To overcome these challenges, OMRON and Nokia are working globally to install 5G in both development and production facilities to capture detailed data for future product development. Deployments of 5G for connecting AMRs have been evaluated and are in production at the OMRON Kusatsu factory and the Nokia Oulu factory.
One rollout is for a large industrial manufacturer, which wants to deploy 5G technology at 250 manufacturing plants worldwide. They are becoming acquainted with the technology and training their IT team because they want to operate and manage their 5G private network themselves.
End users of any size can benefit from 5G private wireless because it’s possible to install and run small-scale plug-and-play solutions, along with larger and more robust platform options. It is also possible for independent systems integrators (SIs) to deploy, operate, and maintain on-site 5G networks for their clients. Another option is for a large telecom operator to offer 5G services to localized end users as a slice of the public network or as a private wireless network, leveraging their own frequency spectrum.
AMRs using 5G will accelerate applications
AMRs are helping companies everywhere work more efficiently and safely. As digital transformation and IoT initiatives progress, it is natural for users to incorporate advanced data gathering, visualization, and fleet management tasks into their AMRs. In many cases, however, the existing WiFi infrastructure constrains this growth.

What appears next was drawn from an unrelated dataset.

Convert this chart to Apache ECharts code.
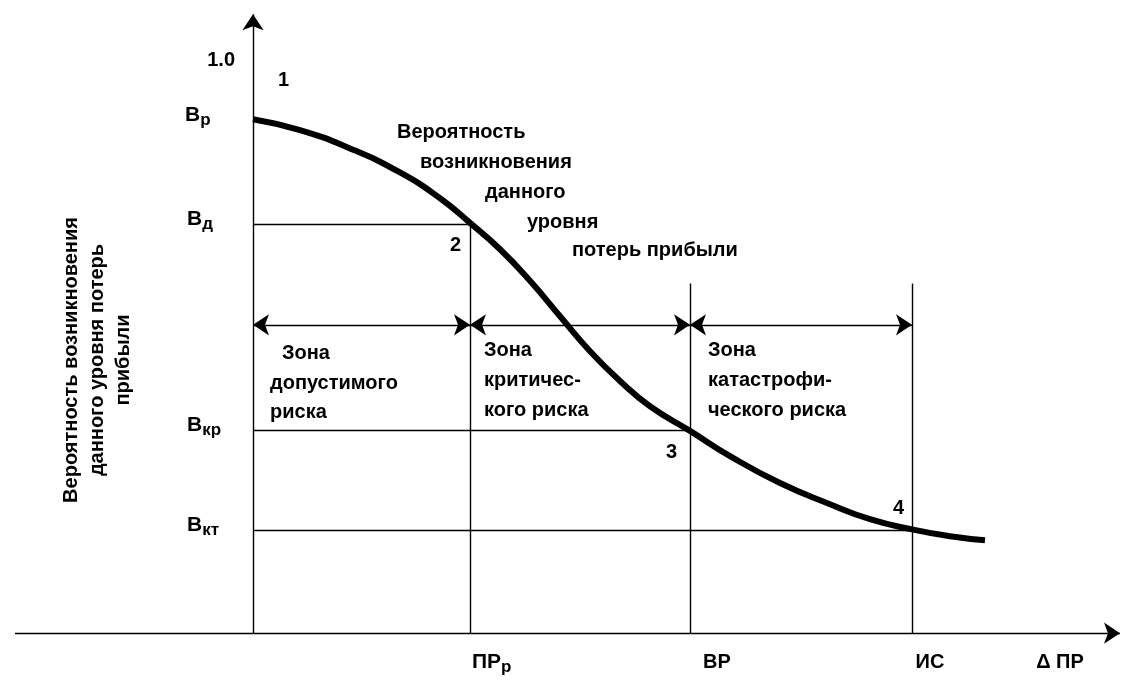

For industrial operations, 5G private wireless networks deliver the high bandwidth, reliable low-latency connectivity, and massive IoT capabilities to meet the needs of current and future AMR deployments. 5G is becoming mainstream for commercial use, and there are many options for integrating it into industrial environments. OMRON and Nokia are leaders in AMR and 5G technology, and the two companies are working together to deliver field-proven solutions.